The marketing consultant for Esprit de France, an Aquebogue gift store with a focus on upcycled goods made from recycled materials by those living in impoverished communities around the globe, said that she believes traumatic recent events like Hurricane Sandy and this weekend’s unthinkable elementary school shooting in Connecticut have changed the way many are chosing to spend money this holiday season.

“People are looking for gifts with real meaning, made by real people with a real story to tell,” Bradford said. “I think those types of gifts are much more rewarding than those bought from the mall.”

Esprit de France owners Laure and Matthieu Chatin stock only items handmade by real craftspeople with real stories behind them. The Chatins have a background in international humanitarian work and are always buying items while traveling — Ghanean and Senegalese baskets, for example, are made by rural women’s cooperatives and help alleviate rural poverty in underdeveloped countries. Handbags and belts made from recycled pull tops from cans come from female artists in Brazil, and the store stocks unique sports bags made from recycled billboards in Africa.

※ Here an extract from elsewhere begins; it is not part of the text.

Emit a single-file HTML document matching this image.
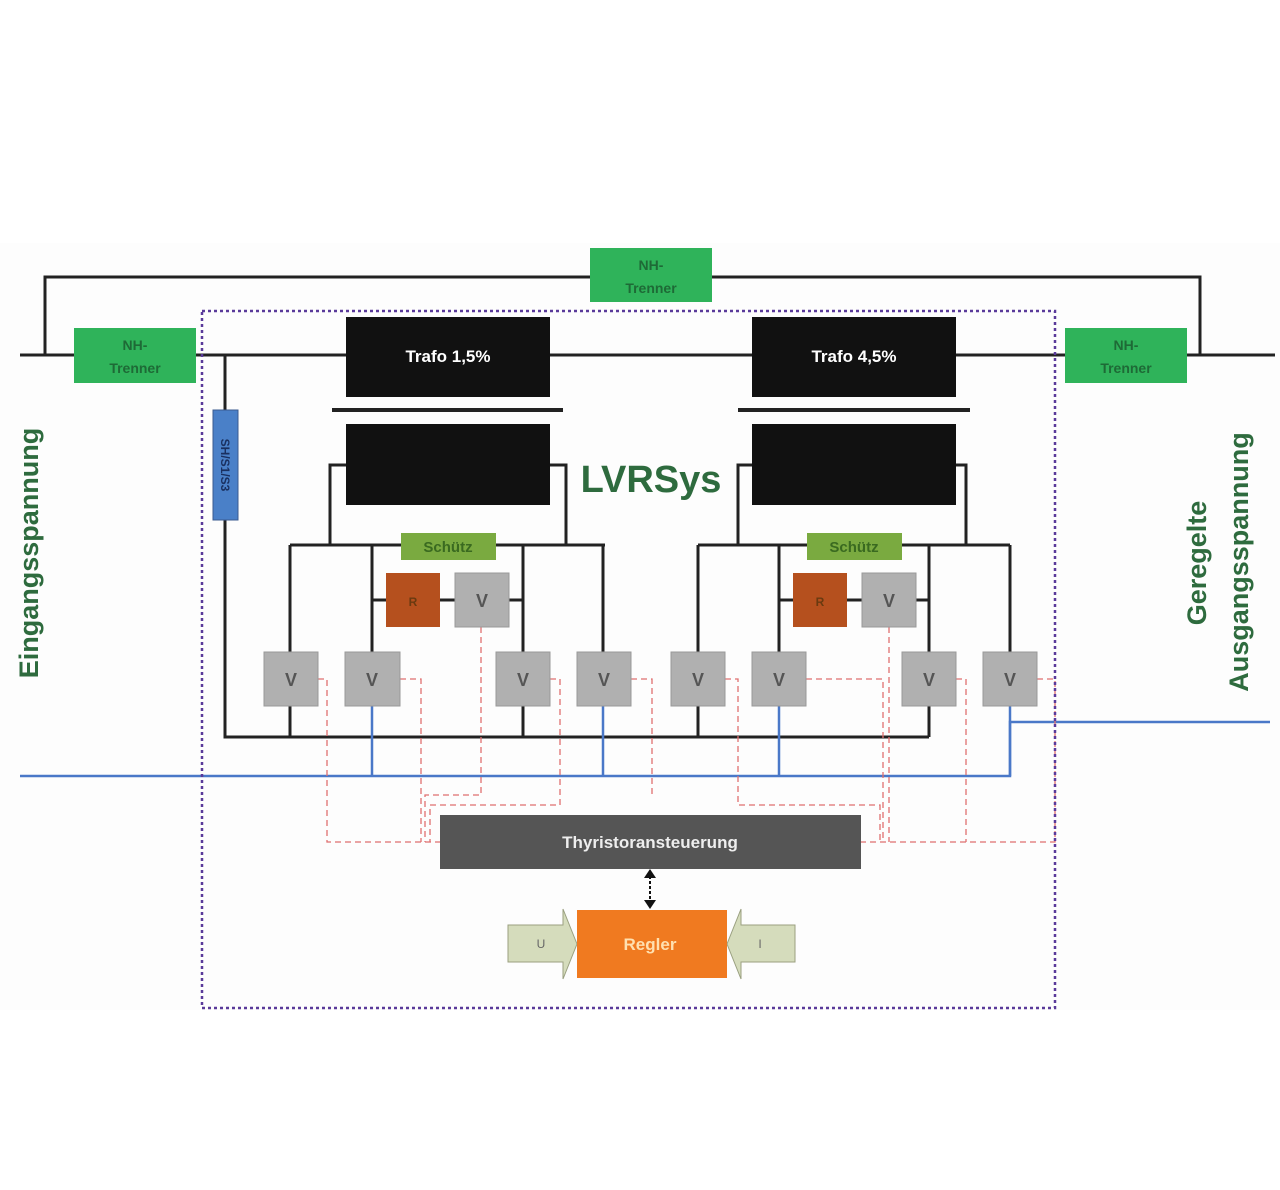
<!DOCTYPE html>
<html><head><meta charset="utf-8"><style>
html,body{margin:0;padding:0;background:#fff;}
svg{display:block;}
text{font-family:"Liberation Sans",sans-serif;}
</style></head><body>
<svg width="1280" height="1190" viewBox="0 0 1280 1190" xmlns="http://www.w3.org/2000/svg">
<rect x="0" y="243" width="1280" height="767" fill="#fdfdfd"/>
<g stroke="#222" stroke-width="3" fill="none">
<polyline points="45,355 45,277 1200,277 1200,355"/>
<line x1="20" y1="355" x2="1275" y2="355"/>
<polyline points="225,355 225,737 929,737"/>
<line x1="225" y1="355" x2="225" y2="737"/>
<polyline points="330,505 330,465 346,465"/>
<polyline points="550,465 566,465 566,545"/>
<line x1="330" y1="465" x2="330" y2="545"/>
<line x1="290" y1="545" x2="605" y2="545"/>
<line x1="290" y1="545" x2="290" y2="737"/>
<line x1="372" y1="545" x2="372" y2="652"/>
<line x1="523" y1="545" x2="523" y2="737"/>
<line x1="603" y1="545" x2="603" y2="652"/>
<line x1="372" y1="600" x2="523" y2="600"/>
<polyline points="738,545 738,465 752,465"/>
<polyline points="956,465 966,465 966,545"/>
<line x1="698" y1="545" x2="1010" y2="545"/>
<line x1="698" y1="545" x2="698" y2="737"/>
<line x1="779" y1="545" x2="779" y2="652"/>
<line x1="929" y1="545" x2="929" y2="737"/>
<line x1="1010" y1="545" x2="1010" y2="652"/>
<line x1="779" y1="600" x2="929" y2="600"/>
<line x1="332" y1="410" x2="563" y2="410" stroke-width="4"/>
<line x1="738" y1="410" x2="970" y2="410" stroke-width="4"/>
</g>
<g stroke="#4a78c8" stroke-width="2.5" fill="none">
<polyline points="20,776 1010,776 1010,722 1270,722"/>
<line x1="372" y1="706" x2="372" y2="776"/>
<line x1="603" y1="706" x2="603" y2="776"/>
<line x1="779" y1="706" x2="779" y2="776"/>
<line x1="1010" y1="706" x2="1010" y2="776"/>
</g>
<g stroke="#e07070" stroke-width="1.3" fill="none" stroke-dasharray="6,4">
<polyline points="318,679 327,679 327,842 440,842"/>
<polyline points="400,679 421,679 421,842"/>
<polyline points="481,627 481,795 425,795 425,842"/>
<polyline points="550,679 560,679 560,805 430,805 430,842"/>
<polyline points="631,679 652,679 652,795"/>
<polyline points="725,679 738,679 738,805 880,805 880,842"/>
<polyline points="806,679 883,679 883,842"/>
<polyline points="889,627 889,842"/>
<polyline points="956,679 966,679 966,842"/>
<polyline points="1037,679 1055,679 1055,842 861,842"/>
</g>
<rect x="202" y="311" width="853" height="697" fill="none" stroke="#5a3a9a" stroke-width="2.5" stroke-dasharray="3,3"/>
<g font-size="14" font-weight="bold" text-anchor="middle">
<rect x="590" y="248" width="122" height="54" fill="#2fb35a"/>
<text x="651" y="270" fill="#1e6a36">NH-</text><text x="651" y="293" fill="#1e6a36">Trenner</text>
<rect x="74" y="328" width="122" height="55" fill="#2fb35a"/>
<text x="135" y="350" fill="#1e6a36">NH-</text><text x="135" y="373" fill="#1e6a36">Trenner</text>
<rect x="1065" y="328" width="122" height="55" fill="#2fb35a"/>
<text x="1126" y="350" fill="#1e6a36">NH-</text><text x="1126" y="373" fill="#1e6a36">Trenner</text>
</g>
<rect x="346" y="317" width="204" height="80" fill="#111"/>
<rect x="346" y="424" width="204" height="81" fill="#111"/>
<rect x="752" y="317" width="204" height="80" fill="#111"/>
<rect x="752" y="424" width="204" height="81" fill="#111"/>
<text x="448" y="362" font-size="17" font-weight="bold" fill="#fff" text-anchor="middle">Trafo 1,5%</text>
<text x="854" y="362" font-size="17" font-weight="bold" fill="#fff" text-anchor="middle">Trafo 4,5%</text>
<text x="651" y="492" font-size="38" font-weight="bold" fill="#2e6b3e" text-anchor="middle">LVRSys</text>
<rect x="213" y="410" width="25" height="110" fill="#4a80c8" stroke="#3a5a90"/>
<text transform="translate(221,465) rotate(90)" font-size="12" font-weight="bold" fill="#1a3060" text-anchor="middle">SH/S1/S3</text>
<g font-size="15" font-weight="bold" text-anchor="middle">
<rect x="401" y="533" width="95" height="27" fill="#7aaa40"/><text x="448" y="552" fill="#3a6a20">Schütz</text>
<rect x="807" y="533" width="95" height="27" fill="#7aaa40"/><text x="854" y="552" fill="#3a6a20">Schütz</text>
</g>
<g fill="#b0b0b0" stroke="#999">
<rect x="455" y="573" width="54" height="54"/><rect x="862" y="573" width="54" height="54"/>
<rect x="264" y="652" width="54" height="54"/><rect x="345" y="652" width="55" height="54"/>
<rect x="496" y="652" width="54" height="54"/><rect x="577" y="652" width="54" height="54"/>
<rect x="671" y="652" width="54" height="54"/><rect x="752" y="652" width="54" height="54"/>
<rect x="902" y="652" width="54" height="54"/><rect x="983" y="652" width="54" height="54"/>
</g>
<rect x="386" y="573" width="54" height="54" fill="#b5501e"/>
<rect x="793" y="573" width="54" height="54" fill="#b5501e"/>
<g font-size="18" font-weight="bold" fill="#555" text-anchor="middle">
<text x="413" y="606" fill="#6a3a10" font-size="12">R</text><text x="820" y="606" fill="#6a3a10" font-size="12">R</text>
<text x="482" y="607">V</text><text x="889" y="607">V</text>
<text x="291" y="686">V</text><text x="372" y="686">V</text><text x="523" y="686">V</text><text x="604" y="686">V</text>
<text x="698" y="686">V</text><text x="779" y="686">V</text><text x="929" y="686">V</text><text x="1010" y="686">V</text>
</g>
<rect x="440" y="815" width="421" height="54" fill="#555"/>
<text x="650" y="848" font-size="17" font-weight="bold" fill="#eee" text-anchor="middle">Thyristoransteuerung</text>
<line x1="650" y1="876" x2="650" y2="902" stroke="#111" stroke-width="2" stroke-dasharray="3,2"/>
<polygon points="644,878 656,878 650,869" fill="#111"/><polygon points="644,900 656,900 650,909" fill="#111"/>
<polygon points="508,925 563,925 563,909 577,944 563,979 563,962 508,962" fill="#d5dcbc" stroke="#9aa080"/>
<polygon points="795,925 741,925 741,909 727,944 741,979 741,962 795,962" fill="#d5dcbc" stroke="#9aa080"/>
<rect x="577" y="910" width="150" height="68" fill="#f07a20"/>
<text x="650" y="950" font-size="17" font-weight="bold" fill="#ffe0b0" text-anchor="middle">Regler</text>
<text x="541" y="948" font-size="12" fill="#666" text-anchor="middle">U</text>
<text x="760" y="948" font-size="12" fill="#666" text-anchor="middle">I</text>
<g font-size="27" font-weight="bold" fill="#2e6b3e" text-anchor="middle">
<text transform="translate(38,553) rotate(-90)">Eingangsspannung</text>
<text transform="translate(1206,563) rotate(-90)">Geregelte</text>
<text transform="translate(1248,562) rotate(-90)">Ausgangsspannung</text>
</g>
</svg>
</body></html>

Esprit de France also stocks work, such as stained glass pieces of local vistas, from local artists amongst the eclectic international selection, taking cues from established North Fork boutique shops like the White Weathered Barn and Metal Monk in Greenport.

White Weathered Barn owner Rena Wilhelm said she found the concept of Esprit de France “fascinating.”

“They are definitely whimsical and fanciful and certainly clever,” she said.

Bradford said that the Chatins, natives of France, had vacationed many times on the North Fork before deciding to move to the area to pursue their dream of the retail store. After looking at locations from Riverhead to Orient, the couple chose to buy what was once a small log cabin home on Route 25 across the street from Comtesse Therese Bistro in Aquebogue and built around it.

They opened Esprit de France in March of 2012, stocking the store with items, many priced under $50, created by artists and their communities from Sénégal, Ghana, Brazil, Egypt, Mexico, French Guyana, Madagascar, Burkina Faso, and others. Made from recycled materials like car panels, tin roofs, water pipes, and oil tanks, their sculptures include flora and fauna, pets, wild animals and sea creatures, suitable for the outdoors or as accents around the home.

Employee Sara Carter said that the summer was busy, especially from those on their way to and from wineries on the weekends, and that they will stay open through the year, Friday through Monday from 10 a.m. to 5 p.m. They will close for the winter and re-open in the spring, when the Chatins will be back in town from visiting France.

“Matt is really taken with the stories behind every item he stocks in this store,” Bradford said. “Customers have also been taken with the stories and know they’re doing something good when they buy one of these pieces.”